The death of Freddie Gray stirred up numerous stories of police abuse and brutality in Baltimore. With criminal charges pending for the six officers involved and a federal civil rights investigation of the Baltimore Police Department, the Baltimore Sun reports additional findings of a disturbing pattern of behavior by local law enforcement.

According to the newspaper, between June 2012 and April 2015, Baltimore City Detention Center rejected the intake of almost 2,600 people in police custody due to numerous medical and health issues:

In those records, intake officers in Central Booking noted a wide variety of injuries, including fractured bones, facial trauma and hypertension. Of the detainees denied entry, 123 had visible head injuries, the third most common medical problem cited by jail officials, records show.

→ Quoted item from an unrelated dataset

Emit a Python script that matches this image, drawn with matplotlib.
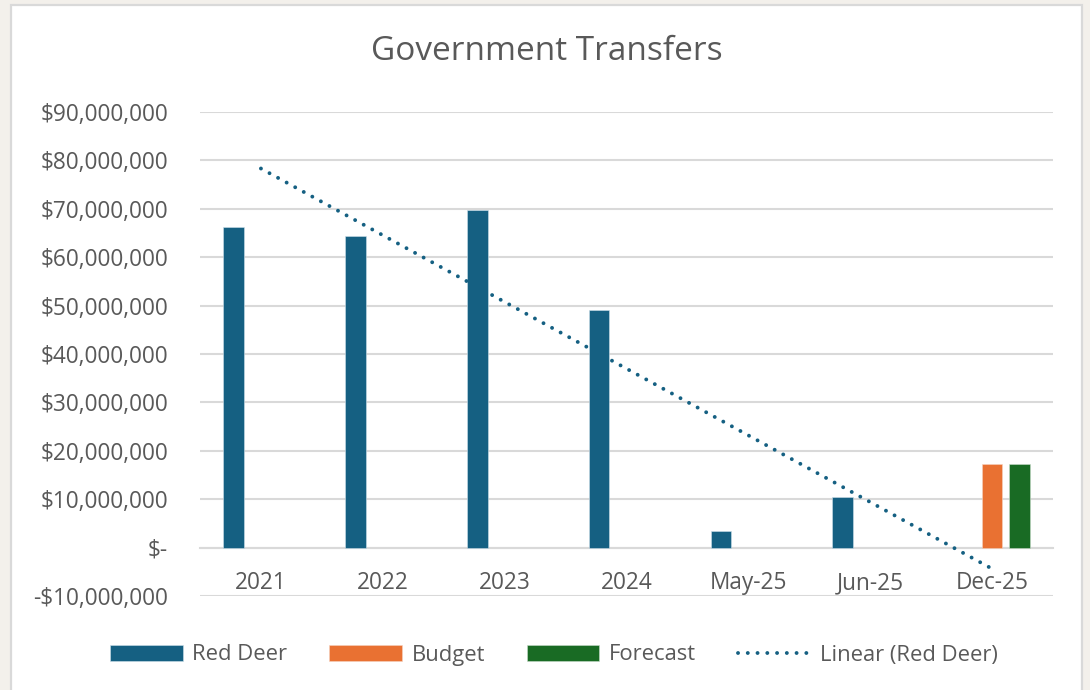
import numpy as np
import matplotlib.pyplot as plt
from matplotlib.patches import Patch, Rectangle
from matplotlib.lines import Line2D
from matplotlib.ticker import FuncFormatter

plt.rcParams["font.family"] = ["Open Sans", "DejaVu Sans"]

# dati
categories = ["2021", "2022", "2023", "2024", "May-25", "Jun-25", "Dec-25"]
red_deer = [66.3e6, 64.3e6, 69.7e6, 49.0e6, 3.4e6, 10.5e6]   # Dec-25 vuoto
budget_dec25 = 17.3e6
forecast_dec25 = 17.3e6

c_blue = "#156082"
c_orange = "#E97132"
c_green = "#196B24"
c_text = "#595959"
c_grid = "#d9d9d9"


def accounting(v, pos):
    if abs(v) < 1:
        return "$-"
    if v < 0:
        return f"-${abs(v):,.0f}"
    return f"${v:,.0f}"


fig = plt.figure(figsize=(10.9, 6.9), dpi=100, facecolor="#f3f0eb")

# area grafico bianca con bordo grigio
fig.patches.append(Rectangle((11 / 1090, -0.02), 1071 / 1090, 1.02 - 5 / 690,
                             transform=fig.transFigure, facecolor="white",
                             edgecolor=c_grid, lw=1.6, zorder=-1))

ax = fig.add_axes([200 / 1090, 1 - 596 / 690, 853 / 1090, 484 / 690])
ax.set_facecolor("none")

x = np.arange(len(categories))
w = 0.17
off = 0.225

ax.bar(x[:len(red_deer)] - off, red_deer, w, color=c_blue, edgecolor="#cfe0ea",
       linewidth=0.4, zorder=3)
i_dec = categories.index("Dec-25")
ax.bar(i_dec, budget_dec25, w, color=c_orange, edgecolor="#f6d3c0", linewidth=0.4, zorder=3)
ax.bar(i_dec + off, forecast_dec25, w, color=c_green, edgecolor="#c9dccb", linewidth=0.4, zorder=3)

# trend lineare sui valori Red Deer (x = 1..n)
dots = (0, (0.01, 2.5))
xs = np.arange(1, len(red_deer) + 1)
slope, intercept = np.polyfit(xs, red_deer, 1)
xt = np.arange(1, len(categories) + 1)
ax.plot(xt - 1, slope * xt + intercept, color=c_blue, lw=2.8,
        linestyle=dots, dash_capstyle="round", zorder=4)

ax.set_xlim(-0.5, len(categories) - 0.5)
ax.set_ylim(-10e6, 90e6)
ax.set_yticks(np.arange(-10e6, 90e6 + 1, 10e6))
ax.yaxis.set_major_formatter(FuncFormatter(accounting))
ax.grid(True, axis="y", color=c_grid, lw=1.5, zorder=0)
ax.set_axisbelow(True)

for s in ["top", "right", "left"]:
    ax.spines[s].set_visible(False)
ax.spines["bottom"].set_position(("data", 0))
ax.spines["bottom"].set_color(c_grid)
ax.spines["bottom"].set_linewidth(1.5)

ax.set_xticks(x)
ax.set_xticklabels(categories)
ax.tick_params(axis="x", length=0, pad=17, labelsize=16.3, labelcolor=c_text)
ax.tick_params(axis="y", length=0, pad=23, labelsize=16.3, labelcolor=c_text)

fig.text(547 / 1090, 1 - 52 / 690, "Government Transfers", ha="center", va="center",
         fontsize=24, color=c_text)

handles = [
    Patch(facecolor=c_blue, edgecolor="#cfe0ea", lw=0.4),
    Patch(facecolor=c_orange, edgecolor="#f6d3c0", lw=0.4),
    Patch(facecolor=c_green, edgecolor="#c9dccb", lw=0.4),
    Line2D([], [], color=c_blue, lw=2.8, linestyle=dots, dash_capstyle="round"),
]
labels = ["Red Deer", "Budget", "Forecast", "Linear (Red Deer)"]
leg = fig.legend(handles, labels, loc="center", bbox_to_anchor=(554 / 1090, 1 - 655 / 690),
                 ncol=4, frameon=False, fontsize=15.8, handlelength=3.3, handleheight=0.7,
                 handletextpad=0.45, columnspacing=1.9)
for t in leg.get_texts():
    t.set_color(c_text)

fig.savefig("out.png", dpi=100, facecolor=fig.get_facecolor())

In light of an earlier investigation by the Baltimore Sun, where it was revealed that the city has given approximately $5.7 million in payouts over police brutality lawsuits, the information is quite damning as to how detainees are treated by police, whether intentionally or by negligence.

The injuries Freddie Gray sustained to his spine may also be consistent with the practice known as the “rough ride,” a tactic that can brutalize a suspect in the back of a police van where the steel interiors and a lack of harnessing can cause numerous injuries. The Baltimore Sun also discovered that most local police vans don’t even come with seatbelts:

The reviews by the Howard and Baltimore County police departments come as a survey by The Baltimore Sun found that prisoner transport vans used by county law enforcement agencies generally are not equipped with seat belts.

City officers involved in Gray’s arrest are accused of violating department policy by not placing him in a seat belt. Gray suffered a fatal spinal injury while unrestrained in the van, according to Baltimore State’s Attorney Marilyn Mosby.

The paper’s investigations also note that the issue of detainees being denied medical care could be attributed to ignorance and lack of training as opposed to just cruel behavior.

However, even with the gray area of what responsibilities the police have to assess a health emergency for people in custody, the pattern emerging in Baltimore shows far too many instances of intentional, police-inflicted injuries. In the case of Freddie Gray, the state’s attorney’s criminal case is based on the intentional abuse of the deceased. First, police restrained Gray with handcuffs behind his back when they placed him in the police van; later, they ignored his requests for medical assistance multiple times during a suspiciously lengthy ride to the precinct.

The stakes are immensely high in rooting out the complex issues that lead to police violence, particularly as a discriminatory practice. As Attorney General Loretta Lynch noted, the unrest in Baltimore and the arrest of the six officers charged in his death has led to a “serious erosion of public trust.”